The records in a database entry are as follows:
| Item | Description |
|---|---|
| Object UUID | Specifies a universally unique identifier (UUID) of the object. |
| Type UUID | Identifies a unique identifier that specifies the type of the object. |
| Interface UUID | Indicates a unique identifier of the interface to the object. |
| Flag | Specifies a flag that indicates if the object is global (and should be registered in the GLB database). |
| Annotation | Contains 64 characters of user-defined information. |
| Socket Address Length | Specifies the length of the socket address field. |
| Socket Address | Indicates the location of the server that exports the interface to the object. |
Each database entry contains one object UUID, one interface UUID, and one socket address. This means a Location Broker database must have an entry for each possible combination of object, interface, and socket address. For example, the database must have 10 entries for a server that does the following:
- Listens on two sockets, socket_a and socket_b.
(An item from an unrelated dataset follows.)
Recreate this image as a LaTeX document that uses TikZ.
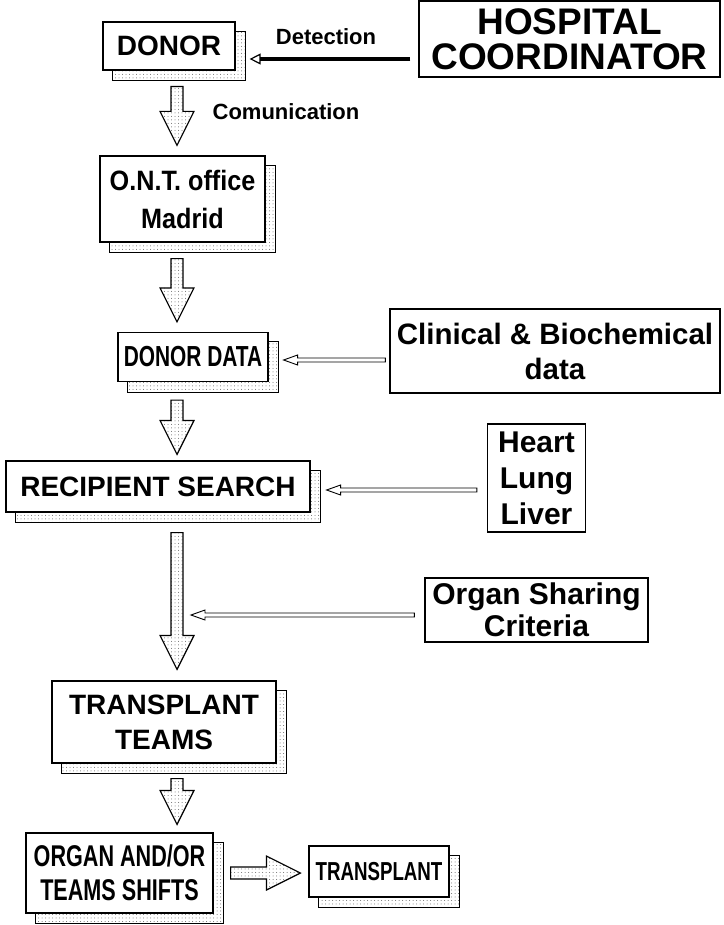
\documentclass[tikz,border=0pt]{standalone}
\usepackage{fontspec}
\setmainfont{Liberation Sans}
\newfontfamily\narrowsans[FakeStretch=0.72]{Liberation Sans}
\newfontfamily\slimsans[FakeStretch=0.9]{Liberation Sans}
\usetikzlibrary{calc,backgrounds,patterns.meta,arrows.meta}

\tikzset{
	stage/.style={draw, fill=white, line width=1.2pt, inner sep=0pt, align=center,
		font=\bfseries\fontsize{28}{35}\selectfont},
	narrow stage/.style={stage, font=\narrowsans\bfseries\fontsize{30}{34}\selectfont},
	dropbox/.style={draw, line width=1pt, pattern={Dots[radius=0.5pt,distance=3.5pt]}, pattern color=black!60},
	flow/.style={draw, line width=1.2pt, pattern={Dots[radius=0.5pt,distance=3.5pt]}, pattern color=black!60},
	feed/.style={draw, fill=white, line width=0.9pt},
	alert/.style={line width=4pt, -{Triangle[open, length=11pt, width=11pt, line width=1.2pt]}},
	caption/.style={font=\bfseries\fontsize{22}{26}\selectfont},
}

% fat arrow from #2 to #3: shaft half width #4, head half width #5, head length #6
\newcommand{\blockarrow}[6][flow]{%
	\coordinate (ba s) at (#2);
	\coordinate (ba e) at (#3);
	\coordinate (ba h) at ($(ba e)!#6!(ba s)$);
	\draw[#1] ($(ba s)!#4!90:(ba e)$) -- ($(ba h)!#4!-90:(ba s)$) -- ($(ba h)!#5!-90:(ba s)$)
		-- (ba e) -- ($(ba h)!#5!90:(ba s)$) -- ($(ba h)!#4!90:(ba s)$) -- ($(ba s)!#4!-90:(ba e)$) -- cycle;
}

\begin{document}
\begin{tikzpicture}[x=1pt, y=-1pt]
	\useasboundingbox (0,0) rectangle (723,925);
	\coordinate (spine) at (177,0);

	% main chain
	\node[stage, minimum width=132, minimum height=48] (donor) at (169,46) {DONOR};
	\node[stage, font=\slimsans\bfseries\fontsize{28}{38}\selectfont,
		minimum width=165, minimum height=86] (ont) at (182.5,199) {O.N.T. office\\Madrid};
	\node[narrow stage, font=\narrowsans\bfseries\fontsize{29}{34}\selectfont,
		minimum width=150, minimum height=49] (ddata) at (193,357) {DONOR DATA};
	\node[stage, minimum width=304, minimum height=51] (search) at (158,486.5) {RECIPIENT SEARCH};
	\node[stage, minimum width=224, minimum height=82] (teams) at (164,722) {TRANSPLANT\\TEAMS};
	\node[narrow stage, minimum width=187, minimum height=80] (shifts) at (119.5,873) {ORGAN AND/OR\\TEAMS SHIFTS};
	\node[narrow stage, font=\narrowsans\bfseries\fontsize{26}{30}\selectfont,
		minimum width=140, minimum height=51] (transplant) at (379,871.5) {TRANSPLANT};

	% inputs on the right
	\node[stage, font=\bfseries\fontsize{37}{35}\selectfont, minimum width=301, minimum height=76] (hospital) at (569.5,39) {HOSPITAL\\COORDINATOR};
	\node[stage, font=\bfseries\fontsize{29.5}{35}\selectfont, minimum width=330, minimum height=84] (clinical) at (555,351) {Clinical \& Biochemical\\data};
	\node[stage, font=\bfseries\fontsize{30}{36}\selectfont, minimum width=98, minimum height=108] (organs) at (536.5,478) {Heart\\Lung\\Liver};
	\node[stage, font=\bfseries\fontsize{30}{32}\selectfont, minimum width=223, minimum height=64] (criteria) at (536.5,610) {Organ Sharing\\Criteria};

	\node[caption] (detect) at (326,37) {Detection};
	\node[caption] (comm) at (286,112) {Comunication};

	% dotted shadows behind the boxes
	\begin{scope}[on background layer]
		\foreach \n in {donor,ont,ddata,search,teams,shifts,transplant}
			\draw[dropbox] ($(\n.south west)+(10,10)$) rectangle ($(\n.north east)+(10,10)$);
	\end{scope}

	\draw[alert] ($(hospital.west)+(-8,20)$) -- ($(hospital.west -| donor.east)+(14,20)$);

	\blockarrow{$(donor.south -| spine)+(0,16)$}{$(ont.north -| spine)+(0,-10)$}{6pt}{17pt}{34pt}
	\blockarrow{$(ont.south -| spine)+(0,16)$}{$(ddata.north -| spine)+(0,-10)$}{6pt}{17pt}{34pt}
	\blockarrow{$(ddata.south -| spine)+(0,18)$}{$(search.north -| spine)+(0,-6)$}{6pt}{17pt}{34pt}
	\blockarrow{$(search.south -| spine)+(0,20)$}{$(teams.north -| spine)+(0,-11)$}{6pt}{17pt}{34pt}
	\blockarrow{$(teams.south -| spine)+(0,15)$}{$(shifts.north -| spine)+(0,-8)$}{6pt}{17pt}{34pt}
	\blockarrow{$(shifts.east)+(17,0)$}{$(transplant.west |- shifts.east)+(-8,0)$}{6pt}{17pt}{34pt}

	\blockarrow[feed]{$(clinical.west)+(-4,9)$}{$(ddata.east)+(15,3)$}{2pt}{5pt}{14pt}
	\blockarrow[feed]{$(organs.west)+(-10,12)$}{$(search.east)+(16,3.5)$}{2pt}{5pt}{14pt}
	\blockarrow[feed]{$(criteria.west)+(-10,5)$}{$(criteria.west -| spine)+(14,5)$}{2pt}{5pt}{14pt}
\end{tikzpicture}
\end{document}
- Exports interface_1 for object_x, object_y, and object_z.
- Exports interface_2 for object_p and object_q.
The server must make a total of 10 calls to the lb_$register routine to completely register its interfaces and objects.
You can look up Location Broker information by using any combination of the object UUID, type UUID, and interface UUID as keys. You can also request the information from the GLB database or from a particular LLB database. Therefore, you can obtain information about all objects of a specific type, all hosts with a specific interface to an object, or even all objects and interfaces at a specific host. For example, you can find the addresses of all remotely available array processors by looking up all entries with the arrayproc type.